İngilizceye fazla tuz atmayın
Ya da diyelim ki misafirler geliyor ve siz yeni bir yemek tarifi denemek istediniz. Malum iyi bir yemek için hele de ilk defa yapıyorsanız tarifi adım adım ve doğru ölçülerle takip etmeniz lazım. Tuz yerine şeker koyarsanız ya da bir kaşık yerine beş kaşık koyarsanız o zaman o yemek yenmez. Mesela böyle bir hatayı ben İngilizcede en çok gramer öğrenmede görüyorum. Öğrencinin bir kaşık gramere ihtiyacı var ama sistem ya da kendisi 10 kaşık gramer alıyor sonra İngilizce öğrenmenin aynen çok tuz atılmış yemek gibi tadı tuzu kaçıyor. Hatta sırf bunun için İngilizcenin Şifreleri eğitiminde Gramer Bir Aldatmacadır diye ders çektim.
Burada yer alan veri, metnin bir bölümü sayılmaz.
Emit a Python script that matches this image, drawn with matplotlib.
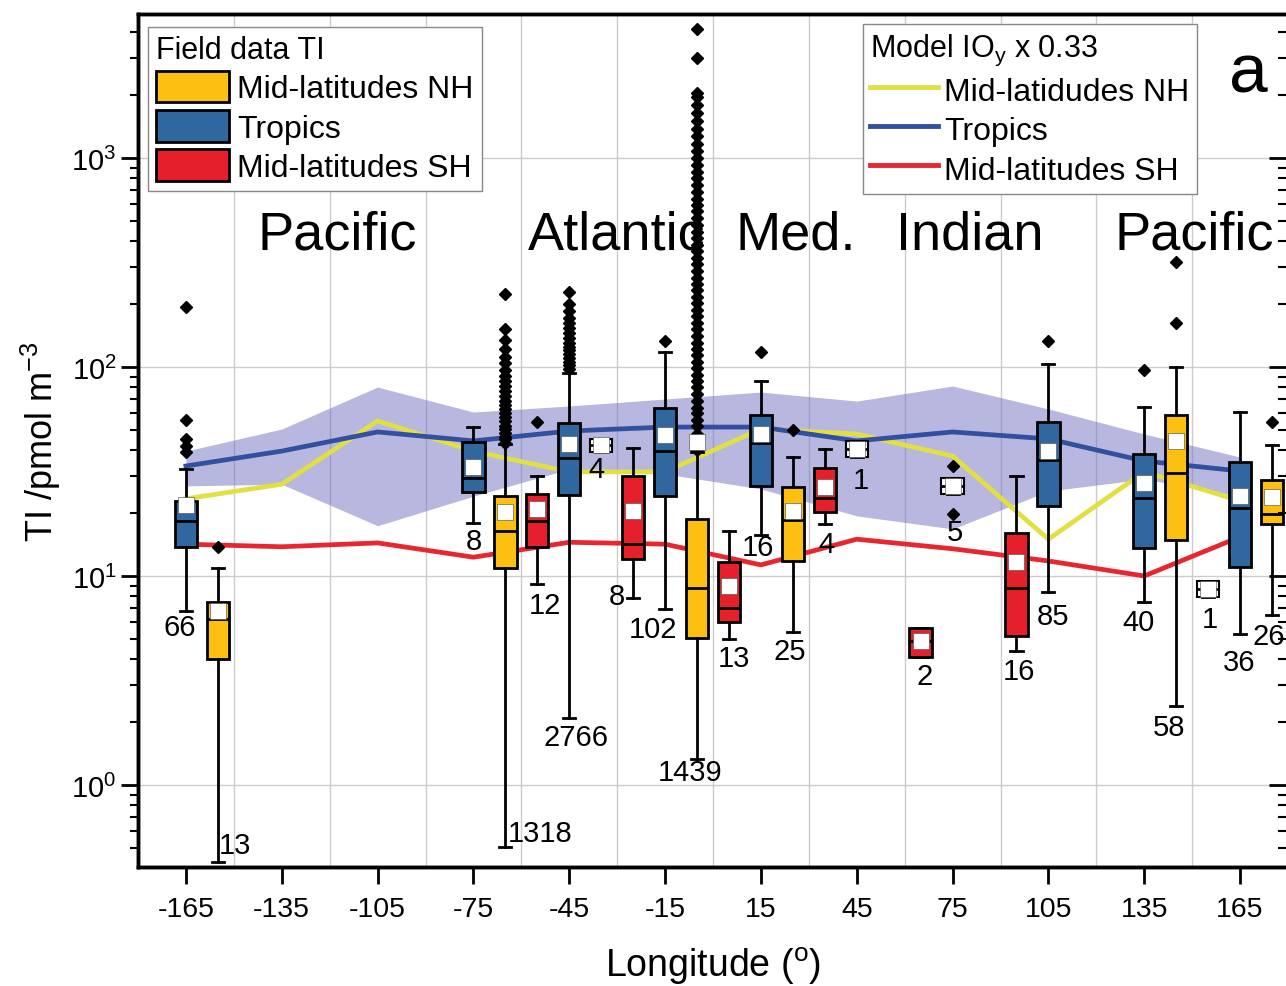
import numpy as np
import matplotlib.pyplot as plt
import matplotlib.transforms as mtransforms
from matplotlib.patches import Patch
from matplotlib.lines import Line2D

plt.rcParams['font.family'] = ['Liberation Sans', 'DejaVu Sans']
plt.rcParams['mathtext.default'] = 'regular'

# model IOy x 0.33 (lines + tropics spread)
model_lon = [-165, -135, -105, -75, -45, -15, 15, 45, 75, 105, 135, 165]
model_nh = [23.4, 27.5, 55.2, 39.6, 31.5, 31.5, 50.5, 47.8, 37.5, 15.0, 31.5, 22.9]
model_tr = [33.6, 39.6, 48.9, 44.3, 49.4, 51.6, 51.6, 44.3, 48.9, 45.3, 35.5, 31.8]
model_sh = [14.2, 13.8, 14.4, 12.3, 14.5, 14.2, 11.3, 15.0, 13.5, 11.8, 10.0, 15.4]
model_tr_hi = [39.6, 50.5, 80.2, 60.9, 65.1, 70.3, 75.9, 68.7, 81.1, 63.0, 47.8, 37.1]
model_tr_lo = [27.0, 27.5, 17.4, 24.1, 32.5, 30.8, 26.1, 19.4, 16.8, 25.5, 29.1, 24.1]

# field data TI box statistics
box_lon = [-165, -155, -75, -65, -55, -45, -35, -25, -15, -5, 5, 15,
           25, 35, 45, 65, 75, 95, 105, 135, 145, 155, 165, 175]
box_grp = ['T', 'NH', 'T', 'NH', 'SH', 'T', 'W', 'SH', 'T', 'NH', 'SH', 'T',
           'NH', 'SH', 'W', 'SH', 'W', 'SH', 'T', 'T', 'NH', 'W', 'T', 'NH']
box_n = [66, 13, 8, 1318, 12, 2766, 4, 8, 102, 1439, 13, 16,
         25, 4, 1, 2, 5, 16, 85, 40, 58, 1, 36, 26]
box_whislo = [6.8, 0.43, 17.9, 0.505, 9.2, 2.09, 39.2, 7.85, 6.95, 1.33, 5.0, 15.7,
              5.4, 17.7, 37.1, 4.1, 24.7, 4.38, 8.38, 7.51, 2.39, 7.94, 5.28, 6.51]
box_q1 = [13.8, 4.0, 25.2, 10.9, 13.8, 24.4, 39.2, 12.1, 24.1, 5.05, 6.03, 27.0,
          11.8, 20.2, 37.1, 4.1, 24.7, 5.16, 21.6, 13.6, 14.9, 7.94, 11.0, 17.7]
box_med = [18.3, 6.2, 29.4, 16.4, 18.3, 36.7, 42.4, 14.2, 39.6, 8.76, 7.03, 43.3,
           18.5, 23.6, 40.5, 4.89, 27.0, 8.76, 35.9, 23.6, 31.1, 8.67, 21.1, 19.8]
box_q3 = [22.8, 7.5, 43.8, 24.1, 24.7, 54.0, 45.2, 30.1, 63.7, 18.7, 11.7, 58.9,
          26.7, 32.9, 44.4, 5.64, 29.4, 16.1, 54.6, 38.3, 58.9, 9.46, 35.1, 28.8]
box_whishi = [32.5, 10.9, 51.6, 43.0, 30.1, 94.0, 45.2, 41.0, 118, 39.0, 16.4, 85.7,
              37.1, 40.5, 44.4, 5.64, 29.4, 30.1, 103, 64.4, 100, 9.46, 60.9, 42.4]
box_mean = [21.9, 6.8, 33.2, 20.2, 20.9, 42.8, 42.4, 20.5, 47.3, 43.8, 8.96, 47.8,
            20.5, 26.7, 40.5, 4.89, 27.0, 11.7, 39.6, 27.9, 44.3, 8.67, 24.1, 23.9]
box_fliers = [
    [194, 56, 45, 42, 39],
    [13.8],
    [],
    [223, 152, 135, 122, 112, 104, 97, 91, 86, 81, 77, 73, 69, 66, 63, 60,
     57.5, 55, 52.5, 50.5, 48.5, 46.5, 45, 43.5],
    [54.6],
    [229, 200, 185, 172, 162, 153, 145, 138, 131, 125, 120, 115, 110, 106, 102, 98],
    [],
    [],
    [133],
    [4150, 3000, 2050, 1950, 1800, 1650, 1500, 1380, 1270, 1170, 1080, 1000, 930,
     860, 800, 740, 690, 640, 595, 555, 515, 480, 445, 415, 385, 358, 333, 310,
     288, 268, 250, 233, 217, 202, 188, 175, 163, 152, 141, 131, 122, 114, 106,
     99, 92, 86, 80, 74, 69, 64, 60, 56, 52, 48, 45, 42, 40],
    [],
    [118],
    [50],
    [],
    [],
    [],
    [33.6, 19.8],
    [],
    [133],
    [96.8],
    [318, 162],
    [],
    [],
    [54.6],
]
# where the count labels sit, pixels from the lower whisker end
n_offset = [(-6, -16), (17, 17), (0, -18), (35, 14), (8, -21), (7, -19), (-5, -17),
            (-16, 2), (-12, -20), (-7, -13), (5, -19), (-3, -12), (-3, -19), (2, -20),
            (4, -23), (4, -19), (2, -38), (2, -20), (5, -24), (-6, -20), (-7, -21),
            (2, -22), (-1, -28), (-3, -21)]

regions = ['Pacific', 'Atlantic', 'Med.', 'Indian', 'Pacific']
region_lon = [-117.8, -30, 26, 80.3, 150.6]

col_box = {'NH': '#FDC010', 'T': '#31679F', 'SH': '#E5202A', 'W': 'white'}
col_nh_line = '#E2DF45'
col_tr_line = '#3150A0'
col_sh_line = '#E8262F'

fig = plt.figure(figsize=(12.86, 9.87), dpi=100)
ax = fig.add_axes([138 / 1286, 119 / 987, 1150 / 1286, 853 / 987])
ax.set_yscale('log')
ax.set_xlim(-180, 180)
ax.set_ylim(0.405, 4890)

# grid
ax.set_axisbelow(True)
ax.set_xticks(range(-165, 166, 30))
ax.set_xticks(range(-150, 151, 30), minor=True)
ax.grid(True, axis='x', which='minor', color='#cccccc', lw=1)
ax.grid(True, axis='y', which='major', color='#cccccc', lw=1)

# model
ax.fill_between(model_lon, model_tr_lo, model_tr_hi, color='#7070c0', alpha=0.5,
                lw=0, zorder=1)
ax.plot(model_lon, model_nh, color=col_nh_line, lw=3.4, zorder=2)
ax.plot(model_lon, model_tr, color=col_tr_line, lw=3.4, zorder=2)
ax.plot(model_lon, model_sh, color=col_sh_line, lw=3.4, zorder=2)

# boxes
stats = []
for i in range(len(box_lon)):
    stats.append(dict(med=box_med[i], q1=box_q1[i], q3=box_q3[i],
                      whislo=box_whislo[i], whishi=box_whishi[i],
                      mean=box_mean[i], fliers=np.array(box_fliers[i])))
bp = ax.bxp(stats, positions=box_lon, widths=7, capwidths=3.8, patch_artist=True,
            showmeans=True, manage_ticks=False, zorder=3,
            boxprops=dict(edgecolor='black', lw=2),
            medianprops=dict(color='black', lw=2),
            whiskerprops=dict(color='black', lw=2),
            capprops=dict(color='black', lw=2),
            flierprops=dict(marker='D', mfc='black', mec='black', ms=6),
            meanprops=dict(marker='s', mfc='white', mec='#444444', mew=0.4, ms=11.5))
for patch, g in zip(bp['boxes'], box_grp):
    patch.set_facecolor(col_box[g])
    if g == 'W':
        patch.set_linewidth(1.5)

for i in range(len(box_lon)):
    ax.annotate(str(box_n[i]), xy=(box_lon[i], box_whislo[i]), xytext=n_offset[i],
                textcoords='offset pixels', ha='center', va='center', fontsize=21,
                zorder=5)

trans = mtransforms.blended_transform_factory(ax.transData, ax.transAxes)
for name, lon in zip(regions, region_lon):
    ax.text(lon, 0.742, name, transform=trans, ha='center', va='center', fontsize=39,
            zorder=6)
ax.text(167.5, 0.93, 'a', transform=trans, ha='center', va='center', fontsize=50)

# axes styling
for s in ax.spines.values():
    s.set_linewidth(2.5)
ax.tick_params(axis='x', which='major', direction='out', length=12, width=2,
               labelsize=20.5, pad=9)
ax.tick_params(axis='x', which='minor', length=0)
ax.tick_params(axis='y', which='major', direction='out', length=12, width=2,
               labelsize=21)
ax.tick_params(axis='y', which='minor', direction='out', length=6, width=1.5)
ax.set_xticklabels([str(v) for v in range(-165, 166, 30)])
ax.set_xlabel('Longitude ($^{o}$)', fontsize=27, labelpad=16)
ax.set_ylabel('TI /pmol m$^{-3}$', fontsize=26, labelpad=6)

ax2 = ax.twinx()
ax2.set_yscale('log')
ax2.set_ylim(ax.get_ylim())
ax2.tick_params(axis='y', which='major', direction='in', length=14, width=2,
                labelright=False)
ax2.tick_params(axis='y', which='minor', direction='in', length=7, width=1.5)
for s in ax2.spines.values():
    s.set_linewidth(2.5)

# legends
h1 = [Patch(fc=col_box['NH'], ec='black', lw=2, label='Mid-latitudes NH'),
      Patch(fc=col_box['T'], ec='black', lw=2, label='Tropics'),
      Patch(fc=col_box['SH'], ec='black', lw=2, label='Mid-latitudes SH')]
leg1 = ax2.legend(handles=h1, title='Field data TI', loc='upper left',
                  bbox_to_anchor=(0.0087, 0.985), fontsize=23, title_fontsize=22,
                  alignment='left', fancybox=False, edgecolor='#888888', framealpha=1,
                  borderaxespad=0, handlelength=2.3, handleheight=1.15,
                  handletextpad=0.25, labelspacing=0.18, borderpad=0.25)
leg1.get_frame().set_linewidth(1)
ax2.add_artist(leg1)

h2 = [Line2D([], [], color=col_nh_line, lw=3.5, label='Mid-latidudes NH'),
      Line2D([], [], color=col_tr_line, lw=3.5, label='Tropics'),
      Line2D([], [], color=col_sh_line, lw=3.5, label='Mid-latitudes SH')]
leg2 = ax2.legend(handles=h2, title='Model IO$_y$ x 0.33', loc='upper left',
                  bbox_to_anchor=(0.63, 0.988), fontsize=23, title_fontsize=22,
                  alignment='left', fancybox=False, edgecolor='#888888', framealpha=1,
                  borderaxespad=0, handlelength=2.1, handleheight=1.15,
                  handletextpad=0.2, labelspacing=0.18, borderpad=0.25)
leg2.get_frame().set_linewidth(1)

fig.savefig('out.png', dpi=100)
Neden İngilizce öğrenilmiyor?
Tekrar sorumu bu örneklerden sonra tekrar edeyim. Neden İngilizce öğrenilmiyor biliyor musunuz? Kaynak eksikliğinden değil, o kaynakların ne sırayla ve nasıl kullanılması gerektiği bilinmediği için. Çoğu öğrenci nasıl kelime çalışacağını bilmiyor, gramere ne kadar vakit ayırması gerektiğini bilmiyor, reading nasıl gelişir, listening nasıl gelişir, writing & speaking nasıl gelişir bilmiyor. Kafasına göre ilaç alıyor ama o ilaçlar ters etki yapıyor. Sonra antibiyotik direnci gibi İngilizce direnci oluşuyor. Ondan sonra da öğrenmek çok daha zor bir hal alıyor. Bu tür problemleri öğrencilerde sürekli sürekli görmekten içim sıkıldığı için bir süre önce İngilizcenin Şifreleri eğitimini hazırlamıştım. En son bir öğrencim “Hocam bu eğitimle daha önce karşılaşmamış olduğuma çok pişmanım” diyince ne kadar haklı bir adım atmış olduğumu bir kez daha görme imkanım oldu.
Ne yapmak lazım?
Bir kere eğer çalışıp da ilerleyemiyorsanız yöntemleriniz ya da yaklaşımlarınızda bir problem var demektir. Yanlış yol doğru hedefe götürmez. O sebeple İngilizce öğrenme süreçlerinizdeki hataları ortadan kaldırmanız lazım. Demin de dediğim gibi temel konulara hakim olmanız lazım. Mesela nasıl İngilizce kelime çalışacağınızı öğrenmeniz lazım. Sonra ister İngilizcenin Şifreleri eğitimiyle, isterseniz güvendiğiniz bir uzmandan rehberlik alarak İngilizce okuma, yazma, dinleme ve konuşma becerilerinizi hangi adımlarla doğru ve etkili şekilde ilerletebileceğinizi öğrenmeniz gerekli. İngilizce direncini tedavi ancak doğru ilaçla mümkün.